Security and IT teams have long focused on availability, performance, and security as the pillars of IT, but many have ignored the fourth stabilizing leg of that critical stool: Accountability. The efficiency of an organization’s people, processes, and products relies on a foundational investment into accountability, which begins with simply inventorying and tracking assets with the same discipline applied to buttoned-up processes, such as financial transactions. If accountability isn’t being enforced internally, security teams can expect that the cyber insurance carrier will try to enforce it when the time comes to decide whether they pay a claim.

A critical lack of visibility

Most organizations own the tools to secure their infrastructures effectively, but they have little insight into how these investments are deployed across their environments. A lack of comprehensive visibility into assets handcuffs security teams and creates significant gaps in the foundation of security frameworks.

There are two primary pain points that contribute to insufficient asset inventories:

Siloed systems: The tools used to report inventory only have visibility into their own environments. Agent-based tools are aware of where they are installed, and are often limited to specific operating systems like Linux, Windows or iOS. Meanwhile, directory services only see registered accounts. And network tools only see what’s connected, but will miss remote employees accessing cloud applications. No single system offers a clear view of every asset.

Monitoring a dynamic environment: Periodic snapshots—the current approach to asset inventory—can’t accurately account for the assets in today’s constantly changing environments. It’s like trying to understand a movie by looking at a series of still photos and “filling in the blanks.” Without continuous monitoring, IT and security teams never fully understand what is happening in the environment.

A new approach to asset management

Solving the problem of poor asset inventory starts, of course, with gaining clear visibility into the enterprise and maintaining that view as the environment continually changes. But securing those assets involves an active approach. Organizations should consider three important factors to make that happen:

  • Comprehensive asset inventory. Correlating data from siloed asset tracking tools will help organizations gain a comprehensive understanding of what they own.

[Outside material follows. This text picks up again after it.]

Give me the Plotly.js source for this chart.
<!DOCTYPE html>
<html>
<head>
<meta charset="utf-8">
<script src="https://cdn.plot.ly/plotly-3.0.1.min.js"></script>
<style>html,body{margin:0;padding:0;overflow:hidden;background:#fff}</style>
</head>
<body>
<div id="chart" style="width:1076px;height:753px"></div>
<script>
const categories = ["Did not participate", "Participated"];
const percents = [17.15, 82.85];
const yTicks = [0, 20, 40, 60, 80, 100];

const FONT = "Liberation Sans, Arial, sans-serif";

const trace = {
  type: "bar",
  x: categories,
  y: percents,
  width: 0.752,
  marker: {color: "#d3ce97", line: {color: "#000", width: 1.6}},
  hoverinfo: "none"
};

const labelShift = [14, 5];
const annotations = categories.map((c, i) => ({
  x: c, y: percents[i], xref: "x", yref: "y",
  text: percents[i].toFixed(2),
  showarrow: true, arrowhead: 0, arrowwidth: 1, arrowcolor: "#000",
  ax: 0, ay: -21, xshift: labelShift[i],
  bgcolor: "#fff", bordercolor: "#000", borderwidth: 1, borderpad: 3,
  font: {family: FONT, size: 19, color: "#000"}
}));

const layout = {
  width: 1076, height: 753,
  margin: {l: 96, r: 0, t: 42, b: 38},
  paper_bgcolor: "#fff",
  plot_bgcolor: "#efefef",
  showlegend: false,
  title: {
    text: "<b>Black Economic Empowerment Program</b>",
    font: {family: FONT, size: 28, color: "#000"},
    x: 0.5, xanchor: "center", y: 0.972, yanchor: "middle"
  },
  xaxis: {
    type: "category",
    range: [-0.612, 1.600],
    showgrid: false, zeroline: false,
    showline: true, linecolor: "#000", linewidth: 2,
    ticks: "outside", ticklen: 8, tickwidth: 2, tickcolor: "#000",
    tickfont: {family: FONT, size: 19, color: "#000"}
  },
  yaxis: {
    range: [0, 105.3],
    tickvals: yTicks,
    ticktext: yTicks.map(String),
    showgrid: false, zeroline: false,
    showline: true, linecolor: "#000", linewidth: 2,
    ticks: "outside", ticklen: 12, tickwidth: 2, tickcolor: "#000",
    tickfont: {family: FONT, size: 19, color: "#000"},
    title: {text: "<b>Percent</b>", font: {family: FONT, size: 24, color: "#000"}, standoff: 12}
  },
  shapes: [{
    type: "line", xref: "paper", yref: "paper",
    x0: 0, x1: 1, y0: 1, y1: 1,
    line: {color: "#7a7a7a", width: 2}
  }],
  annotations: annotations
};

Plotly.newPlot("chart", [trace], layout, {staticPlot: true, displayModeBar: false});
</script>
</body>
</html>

A cloud-native platform that brings together the information from those disparate tools, while maintaining source attributes, not only gives users a clear view of the enterprise, but allows tailored queries, such as machines in Active Directory that aren’t running a specific patch.
  • Asset telemetry. While it’s important to have a converged inventory, it only offers the current state at a point in time. Telemetry generation via continuous monitoring of endpoints gives organizations an ongoing view of the enterprise, while also answering key questions such as why and how asset counts change.
  • Publishing to other systems. Data on asset telemetry published to SIEMs and log management platforms gives security and IT operations teams easy access to details in addition to alerts, such as who had an IP address or what host had a MAC address. It allows teams to be more effective at remediation without slowing down operations.

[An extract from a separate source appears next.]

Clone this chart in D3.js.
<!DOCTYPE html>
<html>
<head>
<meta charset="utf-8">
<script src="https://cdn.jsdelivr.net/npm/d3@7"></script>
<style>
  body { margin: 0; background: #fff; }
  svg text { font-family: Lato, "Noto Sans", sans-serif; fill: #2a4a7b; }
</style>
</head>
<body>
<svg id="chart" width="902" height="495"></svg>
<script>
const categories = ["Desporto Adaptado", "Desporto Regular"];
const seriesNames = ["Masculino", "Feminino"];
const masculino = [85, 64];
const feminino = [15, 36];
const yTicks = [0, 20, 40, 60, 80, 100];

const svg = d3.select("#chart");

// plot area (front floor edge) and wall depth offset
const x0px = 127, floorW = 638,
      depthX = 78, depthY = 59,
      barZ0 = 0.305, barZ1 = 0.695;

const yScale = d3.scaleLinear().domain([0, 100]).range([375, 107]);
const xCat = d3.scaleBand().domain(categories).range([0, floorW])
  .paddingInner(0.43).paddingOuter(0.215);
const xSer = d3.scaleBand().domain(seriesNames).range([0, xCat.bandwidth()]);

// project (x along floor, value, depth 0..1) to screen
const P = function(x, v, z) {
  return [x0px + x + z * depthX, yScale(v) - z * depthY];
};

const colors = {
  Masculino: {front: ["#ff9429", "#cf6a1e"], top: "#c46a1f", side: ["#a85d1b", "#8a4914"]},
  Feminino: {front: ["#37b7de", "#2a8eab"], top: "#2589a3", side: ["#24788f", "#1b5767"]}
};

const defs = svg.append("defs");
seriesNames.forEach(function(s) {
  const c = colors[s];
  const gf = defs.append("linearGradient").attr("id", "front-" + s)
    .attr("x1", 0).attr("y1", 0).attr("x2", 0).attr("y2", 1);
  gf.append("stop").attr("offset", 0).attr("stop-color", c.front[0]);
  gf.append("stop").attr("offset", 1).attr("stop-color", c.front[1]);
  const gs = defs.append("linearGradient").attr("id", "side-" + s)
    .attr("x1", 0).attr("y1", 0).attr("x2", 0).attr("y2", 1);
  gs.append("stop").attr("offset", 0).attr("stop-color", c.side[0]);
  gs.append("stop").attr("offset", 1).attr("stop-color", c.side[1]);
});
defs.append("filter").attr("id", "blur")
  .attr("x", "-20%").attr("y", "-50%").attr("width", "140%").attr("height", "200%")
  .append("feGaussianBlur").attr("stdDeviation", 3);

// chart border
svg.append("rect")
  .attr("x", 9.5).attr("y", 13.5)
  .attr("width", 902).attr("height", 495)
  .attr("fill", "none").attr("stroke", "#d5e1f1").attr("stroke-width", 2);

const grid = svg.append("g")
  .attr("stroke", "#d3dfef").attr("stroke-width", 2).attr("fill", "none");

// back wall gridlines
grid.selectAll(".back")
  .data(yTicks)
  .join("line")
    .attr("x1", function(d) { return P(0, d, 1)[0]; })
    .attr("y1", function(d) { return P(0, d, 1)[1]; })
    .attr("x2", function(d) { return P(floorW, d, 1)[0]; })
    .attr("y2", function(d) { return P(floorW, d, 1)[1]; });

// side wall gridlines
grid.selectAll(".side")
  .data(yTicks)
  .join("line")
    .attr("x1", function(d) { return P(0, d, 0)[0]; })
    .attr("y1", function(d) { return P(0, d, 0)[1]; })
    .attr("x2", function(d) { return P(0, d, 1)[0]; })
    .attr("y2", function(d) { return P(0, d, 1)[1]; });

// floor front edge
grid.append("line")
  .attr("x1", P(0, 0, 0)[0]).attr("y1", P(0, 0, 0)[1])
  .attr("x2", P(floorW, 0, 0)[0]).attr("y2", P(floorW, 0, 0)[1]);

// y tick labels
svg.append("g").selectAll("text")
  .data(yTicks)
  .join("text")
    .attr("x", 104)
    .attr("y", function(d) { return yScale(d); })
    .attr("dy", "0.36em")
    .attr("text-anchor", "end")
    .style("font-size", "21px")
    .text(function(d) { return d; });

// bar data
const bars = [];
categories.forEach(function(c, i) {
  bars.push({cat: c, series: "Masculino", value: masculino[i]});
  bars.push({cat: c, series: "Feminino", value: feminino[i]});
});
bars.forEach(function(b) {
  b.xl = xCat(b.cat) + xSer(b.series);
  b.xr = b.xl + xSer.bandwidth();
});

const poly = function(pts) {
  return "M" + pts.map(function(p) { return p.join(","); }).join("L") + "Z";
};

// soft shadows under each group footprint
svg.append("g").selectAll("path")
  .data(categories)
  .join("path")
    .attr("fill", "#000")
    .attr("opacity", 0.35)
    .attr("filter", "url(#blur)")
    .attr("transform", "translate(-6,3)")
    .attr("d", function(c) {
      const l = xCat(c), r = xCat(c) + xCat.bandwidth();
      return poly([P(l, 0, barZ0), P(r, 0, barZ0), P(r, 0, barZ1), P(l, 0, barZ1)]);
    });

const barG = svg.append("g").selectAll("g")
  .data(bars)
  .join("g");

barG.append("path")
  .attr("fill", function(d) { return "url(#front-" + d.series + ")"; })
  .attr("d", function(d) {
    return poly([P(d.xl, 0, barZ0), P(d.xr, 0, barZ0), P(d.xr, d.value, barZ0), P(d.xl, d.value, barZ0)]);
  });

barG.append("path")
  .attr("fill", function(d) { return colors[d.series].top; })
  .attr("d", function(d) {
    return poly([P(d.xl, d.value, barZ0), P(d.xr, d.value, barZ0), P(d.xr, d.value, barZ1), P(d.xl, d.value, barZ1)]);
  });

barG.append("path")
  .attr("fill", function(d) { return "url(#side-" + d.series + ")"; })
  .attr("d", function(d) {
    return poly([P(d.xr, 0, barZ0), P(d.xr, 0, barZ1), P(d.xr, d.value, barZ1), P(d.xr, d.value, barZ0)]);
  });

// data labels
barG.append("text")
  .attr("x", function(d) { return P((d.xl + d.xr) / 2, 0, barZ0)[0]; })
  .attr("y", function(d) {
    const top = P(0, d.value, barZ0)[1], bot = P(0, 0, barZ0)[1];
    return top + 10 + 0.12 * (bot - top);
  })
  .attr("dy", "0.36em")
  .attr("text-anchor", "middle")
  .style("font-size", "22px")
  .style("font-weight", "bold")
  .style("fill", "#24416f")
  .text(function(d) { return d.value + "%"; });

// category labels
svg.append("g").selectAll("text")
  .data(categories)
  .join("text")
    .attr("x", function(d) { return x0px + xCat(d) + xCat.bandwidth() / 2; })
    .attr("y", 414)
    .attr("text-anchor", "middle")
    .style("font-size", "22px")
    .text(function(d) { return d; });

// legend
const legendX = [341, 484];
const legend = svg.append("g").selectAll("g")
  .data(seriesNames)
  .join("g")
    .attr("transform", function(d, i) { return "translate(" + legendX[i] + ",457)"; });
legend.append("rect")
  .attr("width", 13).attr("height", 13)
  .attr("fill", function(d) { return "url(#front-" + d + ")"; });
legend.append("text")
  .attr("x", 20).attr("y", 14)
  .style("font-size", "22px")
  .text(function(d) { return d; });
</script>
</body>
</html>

Dynamic times, dynamic measures

Organizations have told auditors for years that they have asset management under control, but the evidence clearly says otherwise. In a fast-moving, cloud-based environment, enterprises need an equally dynamic means of identifying, tracking and controlling their assets. It’s the only way they can confidently secure all of their assets, which too often have become a glaring weakness in enterprise security.

If deployed effectively, a more active approach to asset management can help to bridge that gap, giving IT teams the dynamic visibility they need to track and protect all of their enterprise assets while empowering organizations to apply security evenly and effectively across their entire network.